Saudi Arabia’s Economic Overhaul Claims A Victim

Bloomberg /Riyadh/Dubai

At a Riyadh office of construction giant Saudi Oger Ltd, dust covers the desks, cigarette butts and empty water bottles litter the floor, and the mailbox is stuffed with crumpled envelopes. The parking lot of another Oger facility a mile away is barricaded and filled with trash. And at headquarters, a few blocks farther west, a lone administrator is left to handle the concerns of angry workers.

Oger has long been one of Saudi Arabia’s top-two builders, a behemoth behind projects such as the 492-room Ritz-Carlton hotel in Riyadh, the sprawling campus of King Abdullah University of Science and Technology on the Red Sea coast, and a quartet of power plants that supply oil giant Saudi Aramco. But in July, Oger shut down after years of mismanagement and the departure of top executives, leaving behind thousands of unpaid workers — typically immigrants whose residency permits are tied to their jobs — and at least $3.5bn of debt, according to people familiar with the matter.

Oger’s fall highlights a dramatic reordering of the business climate under Crown Prince Mohammed bin Salman. For decades, the economy had been dominated by a small number of favoured companies that get state contracts for everything from mosques to government ministries to high-speed rail lines. 

As Prince Mohammed seeks to wean Saudi Arabia off oil revenue and cut the government deficit, those companies are struggling to stay afloat. “There’s an element of the government allowing this to happen as a demonstration of what the current environment requires,” says Crispin Hawes, a managing director at Teneo Intelligence, a political risk consulting firm in London. “That’s a very public recognition of a change in sentiment.”
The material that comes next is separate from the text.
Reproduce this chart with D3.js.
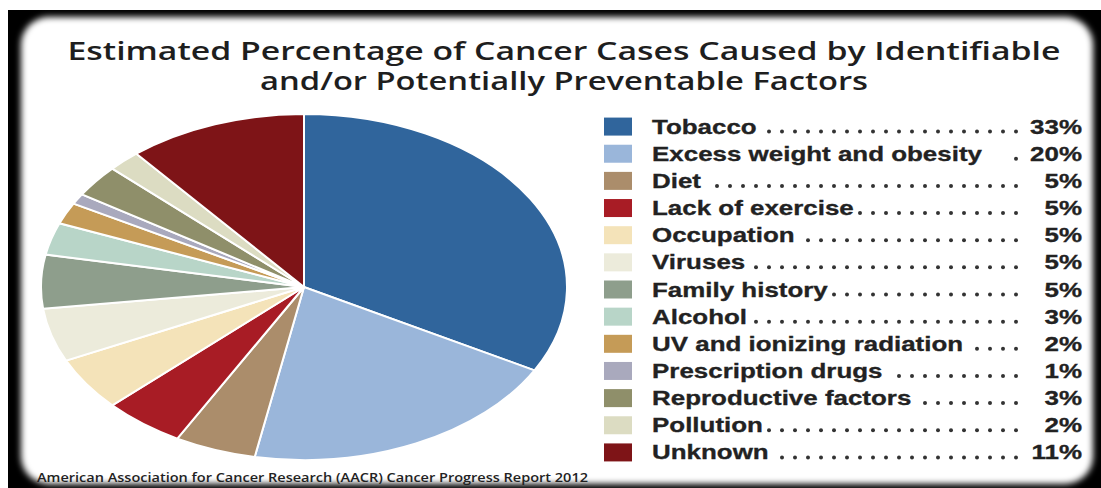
<!DOCTYPE html>
<html>
<head>
<meta charset="utf-8">
<script src="https://cdn.jsdelivr.net/npm/d3@7"></script>
<style>
  body { margin: 0; background: #fff; }
  svg { display: block; }
</style>
</head>
<body>
<svg id="chart" width="1101" height="488"></svg>
<script>
// data
let categories = ['Tobacco', 'Excess weight and obesity', 'Diet', 'Lack of exercise', 'Occupation',
  'Viruses', 'Family history', 'Alcohol', 'UV and ionizing radiation', 'Prescription drugs',
  'Reproductive factors', 'Pollution', 'Unknown'];
let values = [33, 20, 5, 5, 5, 5, 5, 3, 2, 1, 3, 2, 11];
let pctLabels = values.map(v => v + '%');
let colors = ['#30659c', '#9ab6da', '#ab8d6b', '#a81c25', '#f4e3b9', '#ecebdb', '#8e9e8c',
  '#b8d5c8', '#c59b57', '#a9a9bd', '#8f8f6a', '#dcdcc2', '#7e1417'];

let svg = d3.select('#chart');
let W = 1101, H = 488;

// frame: black band + white rounded card with soft edge
let defs = svg.append('defs');
defs.append('filter').attr('id', 'soft')
    .attr('x', '-5%').attr('y', '-5%').attr('width', '110%').attr('height', '110%')
  .append('feGaussianBlur').attr('stdDeviation', 3);

svg.append('rect')
    .attr('x', 8).attr('y', 10)
    .attr('width', W - 8).attr('height', H - 10)
    .attr('fill', '#000');
svg.append('rect')
    .attr('x', 21).attr('y', 17)
    .attr('width', 1072).attr('height', 467)
    .attr('rx', 28).attr('ry', 28)
    .attr('fill', '#fff')
    .attr('filter', 'url(#soft)');

// title, two lines in one text block
let title = ['Estimated Percentage of Cancer Cases Caused by Identifiable',
  'and/or Potentially Preventable Factors'];
let titleWidths = [993, 608];
svg.append('text')
    .attr('text-anchor', 'middle')
    .style('font-family', '"Open Sans", sans-serif')
    .style('font-weight', 600)
    .style('font-size', '25px')
    .attr('fill', '#1e1e1e')
  .selectAll('tspan')
    .data(title)
  .enter().append('tspan')
    .attr('x', 564)
    .attr('y', (d, i) => 60 + i * 30)
    .attr('textLength', (d, i) => titleWidths[i])
    .attr('lengthAdjust', 'spacingAndGlyphs')
    .text(d => d);

// pie (stretched into an ellipse like the original)
let cx = 304, cy = 287, ry = 173, rx = 263;
let pie = d3.pie().sort(null).value(d => d);
let arc = d3.arc().innerRadius(0).outerRadius(ry);

svg.append('g')
    .attr('transform', 'translate(' + cx + ',' + cy + ') scale(' + (rx / ry) + ',1)')
  .selectAll('path')
    .data(pie(values))
  .enter().append('path')
    .attr('d', arc)
    .attr('fill', (d, i) => colors[i])
    .attr('stroke', '#fff')
    .attr('stroke-width', 2)
    .attr('vector-effect', 'non-scaling-stroke');

// legend
let y = d3.scaleBand()
    .domain(categories)
    .range([113, 466]);

let stretch = 1.33;
let labelX = 652, pctRight = 1082, dotEnd = 1016, dotStep = 13;

let row = svg.append('g').selectAll('g')
    .data(categories)
  .enter().append('g')
    .attr('transform', d => 'translate(0,' + (y(d) + y.bandwidth() / 2) + ')');

row.append('rect')
    .attr('x', 604).attr('y', -9)
    .attr('width', 28).attr('height', 18)
    .attr('fill', (d, i) => colors[i]);

let font = s => s.style('font-family', '"Liberation Sans", Arial, sans-serif')
    .style('font-weight', 700)
    .style('font-size', '19.5px')
    .attr('fill', '#222')
    .attr('stroke', '#222')
    .attr('stroke-width', 0.3);

row.append('text')
    .attr('class', 'lab')
    .attr('transform', 'translate(' + labelX + ',7) scale(' + stretch + ',1)')
    .call(font)
    .text(d => d);

row.append('text')
    .attr('transform', 'translate(' + pctRight + ',7) scale(' + stretch + ',1)')
    .attr('text-anchor', 'end')
    .call(font)
    .text((d, i) => pctLabels[i]);

// dotted leaders, aligned to the right
row.each(function(d) {
  let g = d3.select(this);
  let end = labelX + g.select('.lab').node().getComputedTextLength() * stretch;
  let xs = [];
  for (let x = dotEnd; x > end + 4; x -= dotStep) xs.push(x);
  // the original has a single dot after this long label
  if (d === 'Excess weight and obesity') xs = xs.slice(0, 1);
  g.selectAll('circle')
      .data(xs)
    .enter().append('circle')
      .attr('cx', x => x)
      .attr('cy', 5)
      .attr('r', 2)
      .attr('fill', '#333');
});

// source note
svg.append('text')
    .attr('x', 37).attr('y', 482)
    .attr('textLength', 551)
    .attr('lengthAdjust', 'spacingAndGlyphs')
    .style('font-family', '"Open Sans", sans-serif')
    .style('font-weight', 600)
    .style('font-size', '13px')
    .attr('fill', '#222')
    .text('American Association for Cancer Research (AACR) Cancer Progress Report 2012');
</script>
</body>
</html>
The shift has reverberated throughout the economy. After Prince Mohammed reduced pay for civil servants, retailers faced a consumer spending rut. Companies that supply medical devices have complained of cutbacks as healthcare purchasing was curtailed. When the government pared subsidies, petrochemicals companies began paying more for feedstock. Construction, with its reliance on cheap foreign labour and government contracts, has been among the hardest-hit sectors, and Oger’s main competitor, Saudi Binladin Group, has also struggled.

The prince’s plan — called Vision 2030 — centres on privatisation and easing the way for foreign investment, meaning that once-cosseted Saudi enterprises will face newly invigorated competition. Under the reforms, overseas companies in engineering and several other sectors will be freed from rules that require a local partner, giving them greater leeway to secure business in the kingdom. 

“Opening the market directly to foreign construction companies should help with the implementation of the development programme,” says Monica Malik, chief economist at Abu Dhabi Commercial Bank.

Oger’s collapse has been swift, with the value of its contracts plunging from $8.9bn in 2014 to about $850mn this year, according to researcher Meed Projects. In 2015 the government delayed payments to builders, spurring Oger and Binladin to stop paying employees for months. Workers at both set fire to company buses in protest, and one Filipino employee of Oger hanged himself in despair.

While the government resumed some payments last year and Binladin is limping along, work remains hard to find. The value of public construction contracts shrank from $60bn in 2013 to $18.6bn in 2016, Meed estimates. 

In an interview with Bloomberg News last year, Prince Mohammed hinted he was willing to let Oger fail. The prince said he’ll honour the state’s commitments to Oger, but if it can’t pay contractors or workers, “that’s their own problem.”

It’s unclear what will happen to Oger’s assets and debt, but its failure indicates that in terms of economic ties to the government, “there’s no privileged relationship any longer,” says Marwan Iskandar, a Lebanese economist. Saudi officials didn’t answer requests for comment. Hariri’s office referred questions to the company’s lawyer, who didn’t respond to messages.

Oger’s difficulties are abundantly clear at its headquarters, a low-rise building in southern Riyadh. In the punishing heat of a recent summer morning, despondent employees stream in seeking end-of-service certificates and plane tickets home. Amanah, a 41-year-old Filipino engineer who declined to give his full name, estimates he’s owed 80,000 riyals ($21,300) in salary for the past two years. Foreign workers “have no money. What can I do?” he says. Jamal al-Zoubi, a Jordanian project manager whose residency permit has expired, can’t leave the country because he has 20,000 riyals of debt. Despite a court decision ordering Oger to pay him more than 750,000 riyals, he’s received nothing. 

“My brother is helping, but some people aren’t as lucky,” says al-Zoubi, a 46-year-old father of five. “The situation is miserable.”